In Africa, public libraries can mediate between citizens and governments by providing access to information and helping individuals understand their environments, allowing them to take further steps toward being involved in society. At the same time, Muddiman et al. (2000) argue that public libraries were inaugurated as “agents of social change to educate the deserving poor—and partly as organs of social control—to manage the reading habits of the masses” (p. 12), which makes them not neutral institutions as they support the educational systems of communities. Public libraries also need to reinforce the inclusive heritage of different cultures and societies. Hence, the authors, citing Lionel McColvin, suggest that public libraries are institutions that should serve everyone within societies for the sake of social inclusion.

Conclusions

Public libraries can be important pillars in the educational system of any society, as they play a complementary role and enhance the reading and researching habits and abilities of individuals and communities. According to the IFLA-UNESCO (1994) Public Library Manifesto of 2022, public libraries “help ensure that the rights to education and participation in knowledge societies and the cultural life of the community are accessible to as many people as possible” (p. 1). However, the role of public libraries does not stop at providing sources and materials but also encourages equity and social inclusion of different groups and individuals within a community. As such, more efforts are needed to bring attention to the field of librarianship in Africa, as it can have a great impact on the development and well-being of communities.

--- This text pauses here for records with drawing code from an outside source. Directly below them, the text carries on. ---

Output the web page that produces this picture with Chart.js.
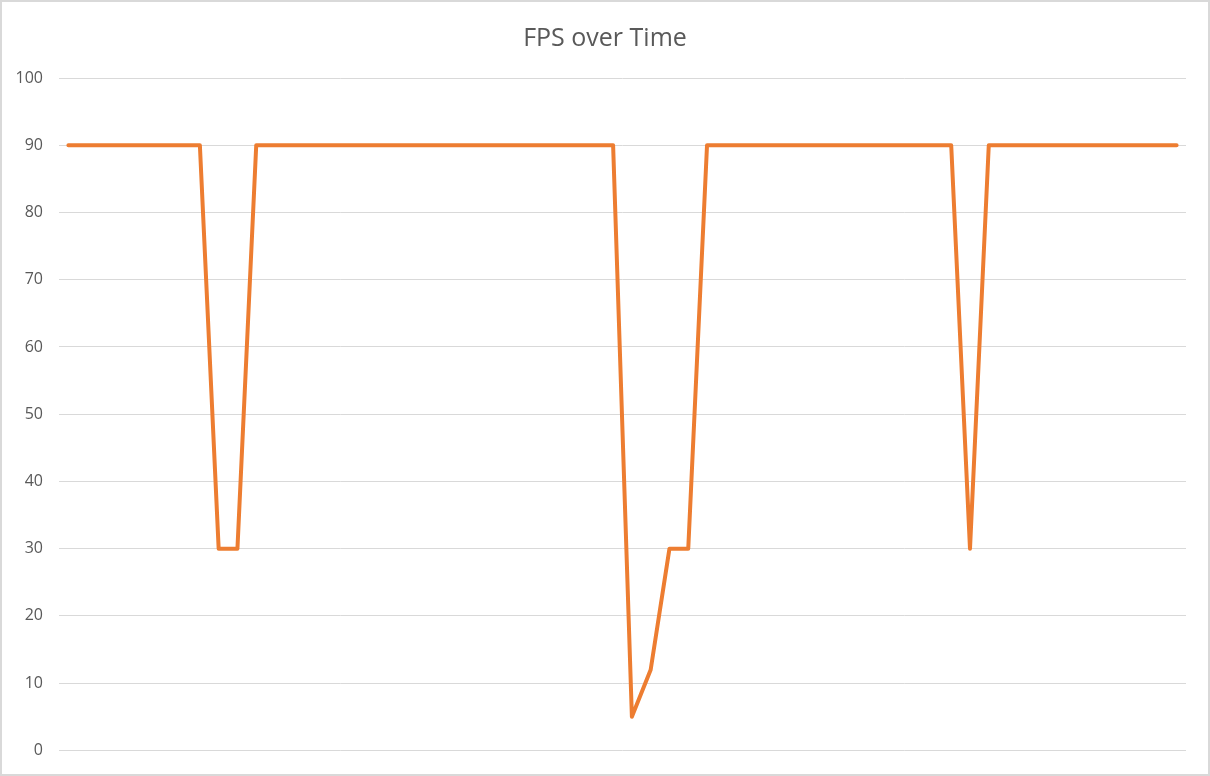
<!DOCTYPE html>
<html lang="en">
<head>
  <meta charset="UTF-8">
  <title>FPS over Time</title>
  <script src="https://cdn.jsdelivr.net/npm/chart.js"></script>
  <style>
    html, body {
      margin: 0;
      padding: 0;
      background: #fff;
    }
    canvas {
      display: block;
    }
  </style>
</head>
<body>
  <canvas id="fpsChart" width="1210" height="776"></canvas>

  <script>
    // samples along the time axis (no labels shown on the chart)
    const timeSteps = [
      1, 2, 3, 4, 5, 6, 7, 8, 9, 10,
      11, 12, 13, 14, 15, 16, 17, 18, 19, 20,
      21, 22, 23, 24, 25, 26, 27, 28, 29, 30,
      31, 32, 33, 34, 35, 36, 37, 38, 39, 40,
      41, 42, 43, 44, 45, 46, 47, 48, 49, 50,
      51, 52, 53, 54, 55, 56, 57, 58, 59, 60
    ];
    const fpsValues = [
      90, 90, 90, 90, 90, 90, 90, 90, 30, 30,
      90, 90, 90, 90, 90, 90, 90, 90, 90, 90,
      90, 90, 90, 90, 90, 90, 90, 90, 90, 90,
      5, 12, 30, 30, 90, 90, 90, 90, 90, 90,
      90, 90, 90, 90, 90, 90, 90, 90, 30, 90,
      90, 90, 90, 90, 90, 90, 90, 90, 90, 90
    ];
    const yTicks = [0, 10, 20, 30, 40, 50, 60, 70, 80, 90, 100];

    const textColor = '#595959';
    const gridColor = '#d9d9d9';

    // white background + thin gray frame like the Excel chart box
    const frame = {
      id: 'frame',
      beforeDraw(chart) {
        const c = chart.ctx;
        c.save();
        c.fillStyle = '#fff';
        c.fillRect(0, 0, chart.width, chart.height);
        c.strokeStyle = gridColor;
        c.lineWidth = 2;
        c.strokeRect(1, 1, chart.width - 2, chart.height - 2);
        c.restore();
      }
    };

    const ctx = document.getElementById('fpsChart').getContext('2d');
    new Chart(ctx, {
      type: 'line',
      data: {
        labels: timeSteps,
        datasets: [{
          label: 'FPS',
          data: fpsValues,
          borderColor: '#ed7d31',
          backgroundColor: '#ed7d31',
          borderWidth: 4,
          borderJoinStyle: 'round',
          borderCapStyle: 'round',
          pointRadius: 0,
          tension: 0
        }]
      },
      plugins: [frame],
      options: {
        responsive: false,
        animation: false,
        layout: {
          padding: { left: 0, right: 0, top: 0, bottom: 21 }
        },
        plugins: {
          legend: { display: false },
          tooltip: { enabled: false },
          title: {
            display: true,
            text: 'FPS over Time',
            color: textColor,
            font: { family: "'Open Sans', sans-serif", size: 25, weight: 'normal', lineHeight: 1.2 },
            padding: { top: 24, bottom: 24 }
          }
        },
        scales: {
          x: {
            display: false,
            offset: true,
            grid: { display: false }
          },
          y: {
            min: 0,
            max: 100,
            afterFit(scale) { scale.width = 59; },
            afterBuildTicks(scale) { scale.ticks = yTicks.map(v => ({ value: v })); },
            ticks: {
              color: textColor,
              padding: 16,
              font: { family: "'Open Sans', sans-serif", size: 16 }
            },
            grid: {
              color: gridColor,
              lineWidth: 1,
              drawTicks: false
            },
            border: { display: false }
          },
          // empty spacer on the right so the title stays centred on the canvas
          yRight: {
            position: 'right',
            min: 0,
            max: 100,
            afterFit(scale) { scale.width = 24; },
            ticks: { display: false },
            grid: { display: false, drawTicks: false },
            border: { display: false }
          }
        }
      }
    });
  </script>
</body>
</html>
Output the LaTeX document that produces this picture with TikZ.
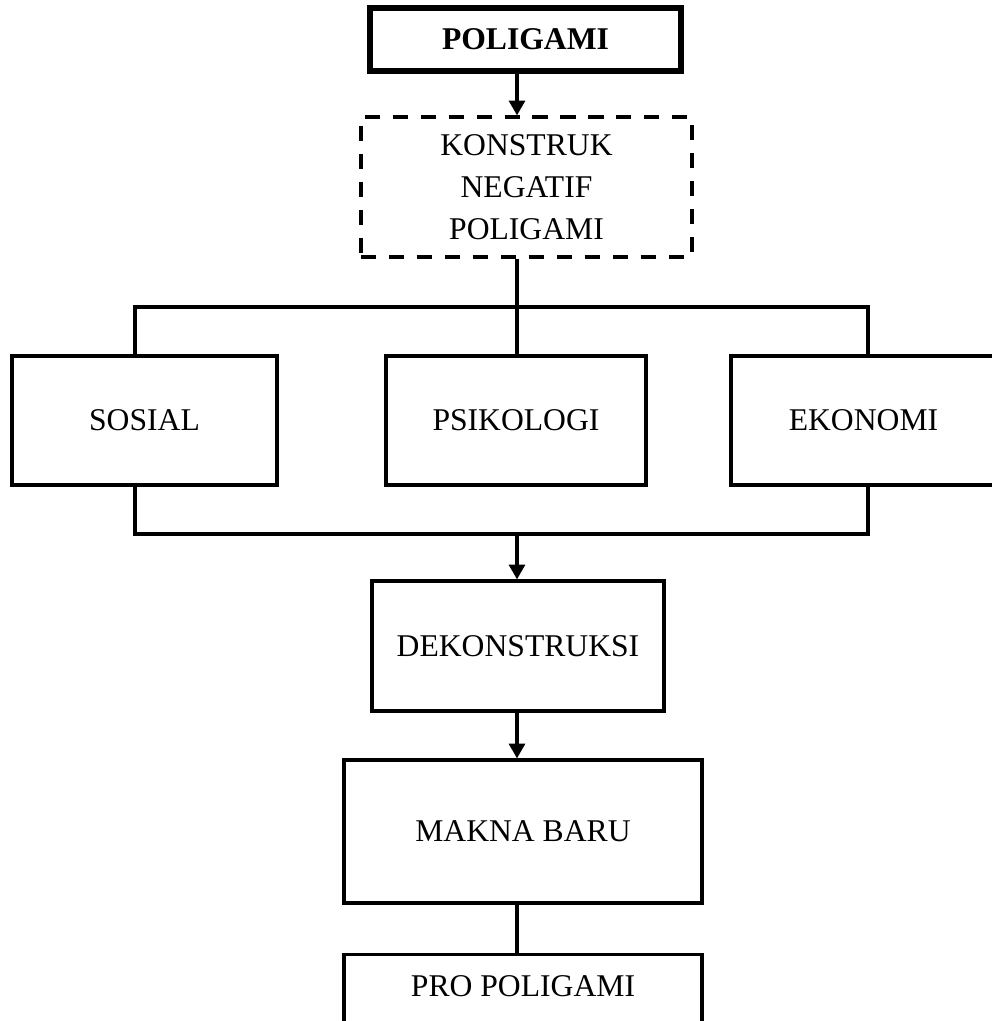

In summary, public libraries in developing countries can help forge a new social contract by providing open access to knowledge and information resources, supporting educational systems, and bridging gaps between governments and citizens. Public libraries can foster information literacy and “assist individuals and groups with daily problem-solving and participation in the democratic process” (Anaba Alemna, 1995, p. 40). They can support all forms of human rights by making citizens aware of their rights and obligations inside their communities and represent “social change and inclusion” (Moahi, 2019, p. 239). They can help individuals and communities in developing their cultural and social capital and feelings of belonging to their communities and fulfill citizens’ information needs by creating a safe social environment where individuals can freely communicate their opinions. Finally, public libraries can promote reading culture in African oral tradition societies while at the same time preserving and disseminating communities’ oral traditions and materials for present and future generations.